No Senado, a Comissão de Agricultura e Reforma Agrária (CRA) aprovou um projeto de lei (PL 2.903/2023) e vai agora para análise da Comissão de Constituição, Justiça e Cidadania (CCJ). O texto proíbe a ampliação das terras indígenas já demarcadas e declara nulas as demarcações que não atendam aos seus preceitos. Também estabelece novas regras para dificultar a demarcação de terras indígenas, dentre elas a suspeição (ou seja, questionamento legal da “imparcialidade”) dos antropólogos, peritos e especialistas que atuarem no procedimento.

O PL prevê, ainda, a exploração econômica das terras indígenas (inclusive a mineração) e autoriza a União a utilizar as terras indígenas para a instalação de bases militares, construção de rodovias, instalação de redes de comunicação etc., sem que seja necessário consultar a comunidade ocupante ou os órgãos indigenistas – uma clara violação da Convenção 169 da Organização Internacional do Trabalho (OIT), da qual o Brasil é signatário. Por fim, o libera o cultivo de organismos transgênicos em terras indígenas.

Atenção!

‘Solução’ de Alexandre de Moraes é armadilha

As organizações dos movimentos indígenas alertam corretamente para uma armadilha que está sendo preparada. Trata-se da solução articulada por Alexandre de Moraes, que votou contra o Marco Temporal, mas apresentou uma “tese meio termo’’, na qual supõe a existência de proprietários rurais de “boa fé”.

Através desta manobra, o magistrado defendeu a garantia do direito de indenização integral às pessoas que possuem títulos de propriedades em terras indígenas, em caso de desapropriação.

Na prática, essa tese é um golpe contra os direitos constitucionais indígenas sobre suas terras de ocupação tradicional. A indenização aos supostos proprietários de terras desconsidera totalmente o processo de grilagem. Os títulos de propriedade são uma ficção criada por muitos ruralistas, pois a maioria dos invasores de terras consegue apresentar uma certidão fraudulenta de propriedade da terra registrada em algum cartório oficial.

No Brasil ruralista, o que vigora são as ações de verdadeiras máfias de fraude cartorial, que envolvem funcionários corruptos do Instituto Nacional de Colonização e Reforma Agrária (INCRA), donos de cartórios, políticos, juízes e autoridades de distintas esferas. A indenização seria um prêmio para aqueles que foram responsáveis pela expulsão dos indígenas de seus territórios.

Por outro lado, a proposta de Moraes inviabiliza a demarcação dos territórios indígenas, pelo custo dos pagamentos das indenizações e por tornar o processo ainda mais lento e complexo. Um exemplo concreto ocorre com a titulação dos territórios quilombolas, em tese assegurada pela Constituição. Segundo a legislação, a titulação dos territórios quilombolas prevê a indenização, o que contribui para o fato de que apenas 5% dos quilombolas vivam em territórios demarcados, segundo o censo do IBGE de 2023.

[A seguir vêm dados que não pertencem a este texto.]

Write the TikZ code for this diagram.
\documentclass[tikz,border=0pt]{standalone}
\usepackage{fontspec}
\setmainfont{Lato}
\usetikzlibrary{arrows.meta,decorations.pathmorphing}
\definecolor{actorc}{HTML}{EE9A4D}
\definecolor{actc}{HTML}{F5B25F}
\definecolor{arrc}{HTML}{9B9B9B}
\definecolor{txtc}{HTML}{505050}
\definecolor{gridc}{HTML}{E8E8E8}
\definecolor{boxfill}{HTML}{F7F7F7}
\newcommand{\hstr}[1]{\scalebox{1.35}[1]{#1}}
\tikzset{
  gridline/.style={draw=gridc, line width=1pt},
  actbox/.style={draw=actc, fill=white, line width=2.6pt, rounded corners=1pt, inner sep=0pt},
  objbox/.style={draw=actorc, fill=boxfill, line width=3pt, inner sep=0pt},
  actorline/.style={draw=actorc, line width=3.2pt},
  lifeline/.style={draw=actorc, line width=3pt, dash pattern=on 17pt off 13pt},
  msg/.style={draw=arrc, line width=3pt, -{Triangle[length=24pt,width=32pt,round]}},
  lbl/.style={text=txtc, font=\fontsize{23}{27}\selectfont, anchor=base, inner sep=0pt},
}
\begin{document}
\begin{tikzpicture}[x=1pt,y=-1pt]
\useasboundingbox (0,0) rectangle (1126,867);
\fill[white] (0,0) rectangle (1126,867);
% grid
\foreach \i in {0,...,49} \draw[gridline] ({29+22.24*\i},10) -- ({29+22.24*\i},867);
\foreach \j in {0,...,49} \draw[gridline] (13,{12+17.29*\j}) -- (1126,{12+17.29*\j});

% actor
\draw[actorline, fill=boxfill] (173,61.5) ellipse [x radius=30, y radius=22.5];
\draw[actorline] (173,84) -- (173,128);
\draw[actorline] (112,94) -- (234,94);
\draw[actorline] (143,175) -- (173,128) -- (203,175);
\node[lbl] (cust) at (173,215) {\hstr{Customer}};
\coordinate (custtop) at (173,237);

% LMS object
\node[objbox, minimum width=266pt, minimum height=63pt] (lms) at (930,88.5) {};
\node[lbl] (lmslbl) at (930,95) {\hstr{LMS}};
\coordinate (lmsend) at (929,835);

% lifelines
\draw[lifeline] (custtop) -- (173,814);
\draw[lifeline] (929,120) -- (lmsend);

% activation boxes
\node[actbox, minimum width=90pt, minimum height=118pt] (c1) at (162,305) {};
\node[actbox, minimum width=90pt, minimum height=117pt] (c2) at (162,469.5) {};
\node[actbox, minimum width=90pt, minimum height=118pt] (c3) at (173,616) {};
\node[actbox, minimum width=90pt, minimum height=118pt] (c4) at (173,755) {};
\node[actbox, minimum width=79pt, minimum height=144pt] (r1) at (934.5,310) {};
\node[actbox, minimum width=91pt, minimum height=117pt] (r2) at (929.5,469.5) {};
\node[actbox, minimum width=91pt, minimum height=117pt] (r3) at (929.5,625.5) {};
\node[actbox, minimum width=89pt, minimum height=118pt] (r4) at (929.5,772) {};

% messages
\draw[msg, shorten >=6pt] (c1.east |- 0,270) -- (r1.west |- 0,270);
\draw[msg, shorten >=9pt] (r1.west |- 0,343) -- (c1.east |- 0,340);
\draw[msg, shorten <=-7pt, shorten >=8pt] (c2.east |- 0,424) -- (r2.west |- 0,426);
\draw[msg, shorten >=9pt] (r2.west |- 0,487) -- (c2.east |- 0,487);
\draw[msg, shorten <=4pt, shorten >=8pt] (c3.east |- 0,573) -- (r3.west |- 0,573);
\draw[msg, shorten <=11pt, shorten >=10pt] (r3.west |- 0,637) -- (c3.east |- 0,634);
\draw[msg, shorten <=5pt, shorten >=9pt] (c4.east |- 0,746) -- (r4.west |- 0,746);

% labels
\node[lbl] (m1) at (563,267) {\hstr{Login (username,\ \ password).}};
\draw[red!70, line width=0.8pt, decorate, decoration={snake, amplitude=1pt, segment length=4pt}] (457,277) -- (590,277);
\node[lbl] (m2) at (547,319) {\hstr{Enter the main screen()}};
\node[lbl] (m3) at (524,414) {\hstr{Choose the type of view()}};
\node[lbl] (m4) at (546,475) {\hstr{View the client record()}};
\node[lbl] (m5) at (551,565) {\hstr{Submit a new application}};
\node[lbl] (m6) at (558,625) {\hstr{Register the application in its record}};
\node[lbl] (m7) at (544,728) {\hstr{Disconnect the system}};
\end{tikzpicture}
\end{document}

São Paulo (SP), 30/05/2023 – Interdição da rodovia Bandeirantes pelos indígenas do Jaraguá contra a PL 490 do marco temporal. Foto: Rovena Rosa/Agência Brasil
Nosso marco é ancestral

Direitos indígenas não são moeda de troca!

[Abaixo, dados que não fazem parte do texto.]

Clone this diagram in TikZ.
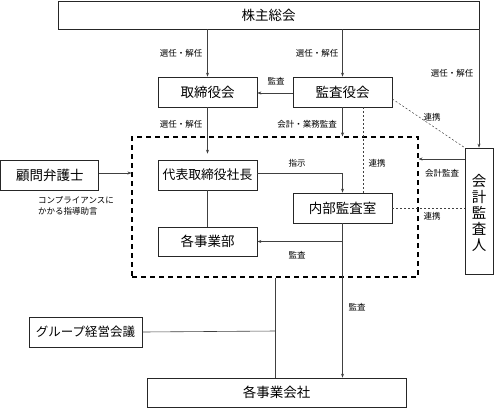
\documentclass[tikz,border=0pt]{standalone}
\usepackage{fontspec}
\setmainfont{Noto Sans CJK JP}
\usetikzlibrary{arrows.meta}
\begin{document}
\begin{tikzpicture}[x=1pt,y=-1pt,
  box/.style={draw=black!85,line width=0.7pt,inner sep=0pt,font=\fontsize{13.5}{14}\selectfont},
  lbl/.style={font=\fontsize{8.5}{10}\selectfont,inner sep=0pt},
  conn/.style={draw=black!75,line width=0.6pt},
  arr/.style={conn,-{Stealth[length=4pt,width=3pt]}},
  dconn/.style={draw=black!75,line width=0.5pt,dash pattern=on 2pt off 2pt},
  dbox/.style={draw=black,line width=1.1pt,dash pattern=on 5pt off 4pt,inner sep=0pt}]
\useasboundingbox (0,0) rectangle (494,408);
% boxes
\node[box,minimum width=421,minimum height=28] (sh) at (268.5,15) {株主総会};
\node[box,minimum width=99,minimum height=30] (tori) at (207.5,92) {取締役会};
\node[box,minimum width=99,minimum height=30] (kansa) at (342.5,92) {監査役会};
\node[dbox,minimum width=286,minimum height=140] (db) at (275,207) {};
\node[box,minimum width=98,minimum height=30] (lawyer) at (49.8,175) {顧問弁護士};
\node[box,minimum width=99,minimum height=30,font=\fontsize{12.8}{14}\selectfont] (ceo) at (207.5,175) {代表取締役社長};
\node[box,minimum width=99,minimum height=30] (naibu) at (342.5,208) {内部監査室};
\node[box,minimum width=99,minimum height=29] (jigyobu) at (207.5,241.5) {各事業部};
\node[box,minimum width=28,minimum height=126] (kaikei) at (479,211) {};
\node[font=\fontsize{14.5}{16}\selectfont,align=center,inner sep=0pt] (kaikeitxt) at (479,213) {会\\計\\監\\査\\人};
\node[box,minimum width=113,minimum height=30,font=\fontsize{12.5}{14}\selectfont] (group) at (85.5,332) {グループ経営会議};
\node[box,minimum width=259,minimum height=29] (kaisha) at (276.5,392.5) {各事業会社};
% connectors
\draw[arr] (tori.north |- sh.south) -- (tori.north);
\draw[arr] (kansa.north |- sh.south) -- (kansa.north);
\draw[arr] (kaikei.north |- sh.south) -- (kaikei.north);
\draw[arr] ([yshift=-1pt]kansa.west) -- ([yshift=-1pt]tori.east);
\draw[arr,shorten >=6pt] (tori.south) -- (ceo.north);
\draw[arr] (kansa.south) -- (kansa.south |- db.north);
\draw[dconn] ([xshift=20.5pt]kansa.south) -- ([xshift=20.5pt]naibu.north);
\draw[dconn] ([yshift=-7pt]kansa.east) -- (kaikei.north west);
\draw[arr] ([yshift=2pt]lawyer.east) -- ([yshift=2pt]lawyer.east -| db.west);
\draw[arr] ([yshift=2pt]ceo.east) -| (naibu.north);
\draw[conn] (ceo.south) -- (jigyobu.north);
\draw[arr] (naibu.south) -- (naibu.south |- kaisha.north);
\draw[arr] (naibu.south |- jigyobu.east) -- (jigyobu.east);
\draw[dconn] (naibu.east) -- (naibu.east -| kaikei.west);
\draw[arr] ([yshift=52pt]kaikei.west) -- ([yshift=52pt]kaikei.west -| db.east);
\coordinate (jn) at (275,331);
\draw[conn] (kaisha.north -| jn) -- (jn |- db.south);
\draw[conn] (group.east) -- (jn);
% labels
\node[lbl] (l1) at (181,53) {選任・解任};
\node[lbl] (l2) at (317,53) {選任・解任};
\node[lbl] (l3) at (452,73) {選任・解任};
\node[lbl] (l4) at (276,81) {監査};
\node[lbl] (l5) at (181,124) {選任・解任};
\node[lbl] (l6) at (307,124) {会計・業務監査};
\node[lbl] (l7) at (432,117) {連携};
\node[lbl] (l8) at (297,163) {指示};
\node[lbl] (l9) at (377,163) {連携};
\node[lbl] (l10) at (442,173) {会計監査};
\node[lbl] (l11) at (432,216) {連携};
\node[lbl,align=left,anchor=north west,font=\fontsize{8.5}{11.5}\selectfont] (l12) at (38,196) {コンプライアンスに\\かかる指導助言};
\node[lbl] (l13) at (297,255) {監査};
\node[lbl] (l14) at (357,307) {監査};
\end{tikzpicture}
\end{document}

A proposta de Alexandre de Moraes é favorável aos interesses dos grandes proprietários rurais. Não por acaso, o agro aplaude Moraes e ensaia a estratégia de impulsionar uma Proposta de Emenda à Constituição (PEC) para garantir as indenizações e outras medidas em favor dos ruralistas.

Embora Lula se coloque contra a tese, seu governo, na prática, vem rifando os direitos indígenas em negociações com Arthur Lira, o Centrão e a Bancada Ruralista. É preciso pressionar e exigir que o governo Lula efetivamente combata o Marco Temporal e pare de rifar os direitos dos povos indígenas.

Não se pode depositar confiança alguma no poder judiciário e no governo. Ao movimento indígena só resta confiar nas suas próprias forças, na mobilização e na aliança com os demais setores oprimidos e com a classe trabalhadora, para derrotar o Marco Temporal, assegurando seus direitos conquistados com muita luta e sangue.